Search engine Google is in hot water after a privacy watchdog saw orange and ruled that its method of bringing in personal data from its many different online services violates Dutch data protection law.
It took seven months for the Dutch Data Protection Authority, or DPA, to investigate Google and it has now asked Google to show up at a meeting to discuss its concerns.
Google said it provided users of its services with sufficiently specific information about the way it processed their personal data.
According to Reuters, Google insists that its privacy policy respects European law and allows it to create simpler, more effective services.
The Dutch decision is part of a general concern in the EU that data should not really flow into foreign jurisdictions. Particularly after the US started insisting that any data that came close to its country could be sniffed and analysed by its spooks.
Jacob Kohnstamm, the chairman of the DPA, said that Google spins an invisible web of Dutch personal data, without consent. That is forbidden by law.
“Google does not properly inform users which personal data the company collects and combines, and for what purposes,” the DPA said in a statement.

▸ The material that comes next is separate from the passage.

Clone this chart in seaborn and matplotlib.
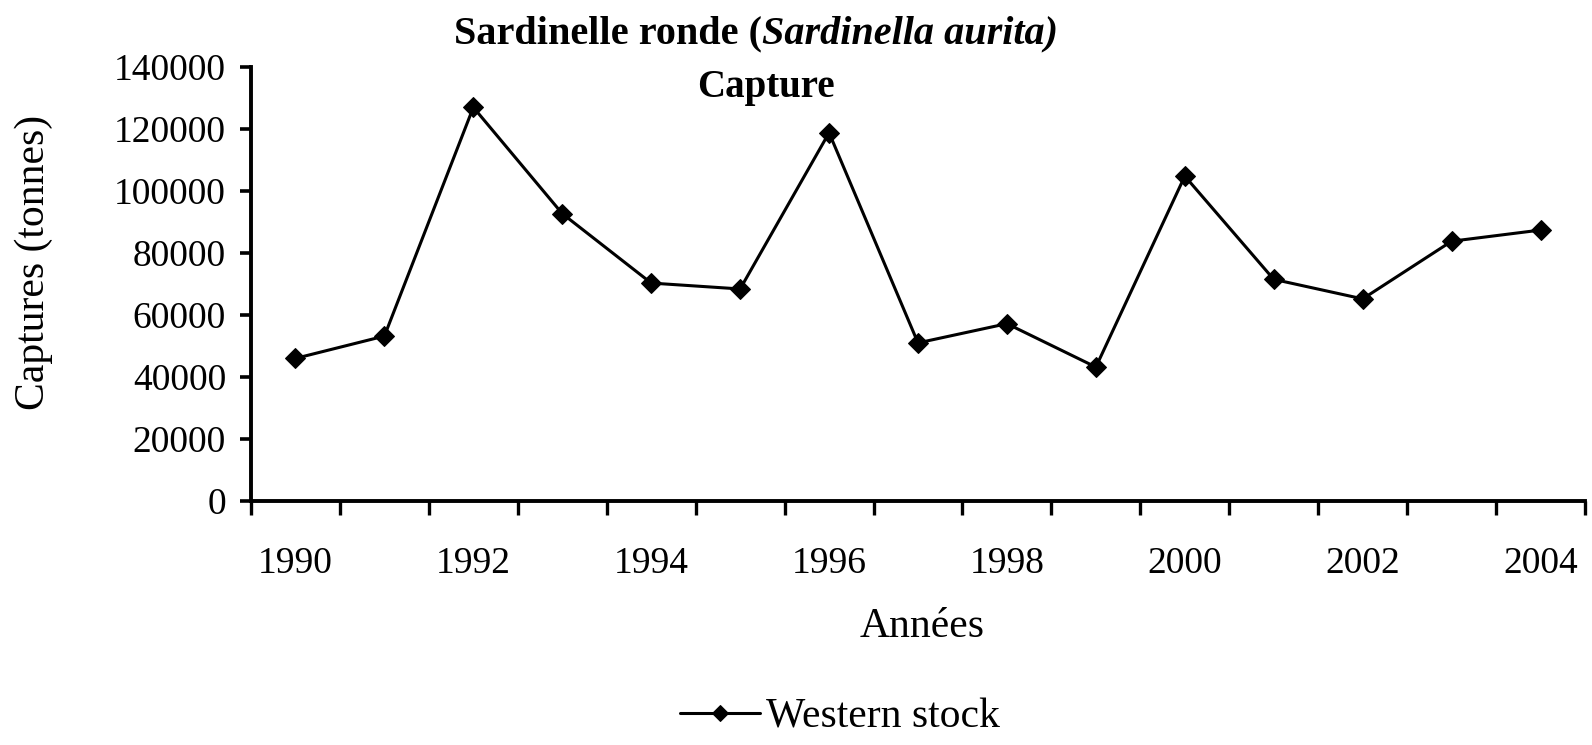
import matplotlib
matplotlib.use("Agg")
import matplotlib.pyplot as plt
import seaborn as sns
import pandas as pd
import numpy as np

# data
years = [1990, 1991, 1992, 1993, 1994, 1995, 1996, 1997, 1998, 1999,
         2000, 2001, 2002, 2003, 2004]
captures = [46000, 53200, 127000, 92700, 70300, 68400, 118800, 51000,
            57200, 43200, 104800, 71500, 65200, 83800, 87400]
series_name = "Western stock"
year_labels = [1990, 1992, 1994, 1996, 1998, 2000, 2002, 2004]
y_ticks = [0, 20000, 40000, 60000, 80000, 100000, 120000, 140000]

df = pd.DataFrame({"year": years, "captures": captures, "serie": series_name})

sns.set_style("white")
plt.rcParams["font.family"] = ["Liberation Serif", "DejaVu Serif"]
plt.rcParams["text.color"] = "black"
plt.rcParams["xtick.color"] = "black"
plt.rcParams["ytick.color"] = "black"

fig = plt.figure(figsize=(15.92, 7.45), dpi=100)
W, H = 1592, 745
ax = fig.add_axes([251 / W, 1 - 501 / H, (1585 - 251) / W, (501 - 67) / H])

sns.lineplot(data=df, x="year", y="captures", hue="serie", palette=["black"],
             marker="D", markersize=10, markeredgecolor="black",
             linewidth=2.2, ax=ax)

ax.set_xlim(years[0] - 0.5, years[-1] + 0.5)
ax.set_ylim(0, 140000)
ax.set_yticks(y_ticks)
ax.set_yticklabels([str(v) for v in y_ticks], fontsize=27)
ax.set_xticks(year_labels)
ax.set_xticklabels([str(v) for v in year_labels], fontsize=27)
ax.set_xticks(np.arange(years[0] - 0.5, years[-1] + 1), minor=True)
ax.tick_params(axis="x", which="major", length=0, pad=33, bottom=True)
ax.tick_params(axis="x", which="minor", length=10, width=2.4, direction="out",
               color="black", bottom=True)
ax.tick_params(axis="y", which="major", length=8, width=2.6, direction="out",
               color="black", pad=10, left=True)
ax.set_xlabel("")
ax.set_ylabel("")

for side in ["top", "right"]:
    ax.spines[side].set_visible(False)
for side in ["left", "bottom"]:
    ax.spines[side].set_linewidth(2.8)
    ax.spines[side].set_color("black")

# axis titles
fig.text(34 / W, 1 - 262 / H, "Captures (tonnes)", rotation=90, fontsize=30,
         ha="center", va="center")
fig.text(922 / W, 1 - 627 / H, "Années", fontsize=30, ha="center", va="center")

# title: bold with italic species name
fig.canvas.draw()
renderer = fig.canvas.get_renderer()
t1 = fig.text(454 / W, 1 - 43 / H, "Sardinelle ronde (", fontsize=29,
              fontweight="bold", ha="left", va="baseline")
bb = t1.get_window_extent(renderer)
fig.text(bb.x1 / W, 1 - 43 / H, "Sardinella aurita)", fontsize=29,
         fontweight="bold", fontstyle="italic", ha="left", va="baseline")
fig.text(766 / W, 1 - 87 / H, "Capture", fontsize=28, fontweight="bold",
         ha="center", va="center")

ax.legend(loc="center", bbox_to_anchor=(840 / W, 1 - 717 / H),
          bbox_transform=fig.transFigure, frameon=False, fontsize=30,
          handlelength=1.9, handletextpad=0.15, markerscale=0.8)

fig.savefig("out.png", dpi=100)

The Guardian adds that Europeans may not be able to curb Google’s activities but their findings are conclusive, nevertheless:
Six European nations are investigating Google’s privacy policy – the Netherlands, France, Spain, Germany, Britain and Italy – though the fines regulators can typically impose are modest compared to the company’s revenues and profits.
Spain’s Data Protection Agency said in June that it had initiated sanction proceedings, after initial investigations showed Google Spain and Google US may be committing six infractions against the country’s data protection law. It said the company could also face fines of up to €300,000 ($408,000).
By contrast, Google generates revenues of more than $545,000 every five minutes, according to its latest results.
You can read an informal English version of the Dutch findings at the Dutch Data Protection Authority. It’s pretty damning stuff and very detailed.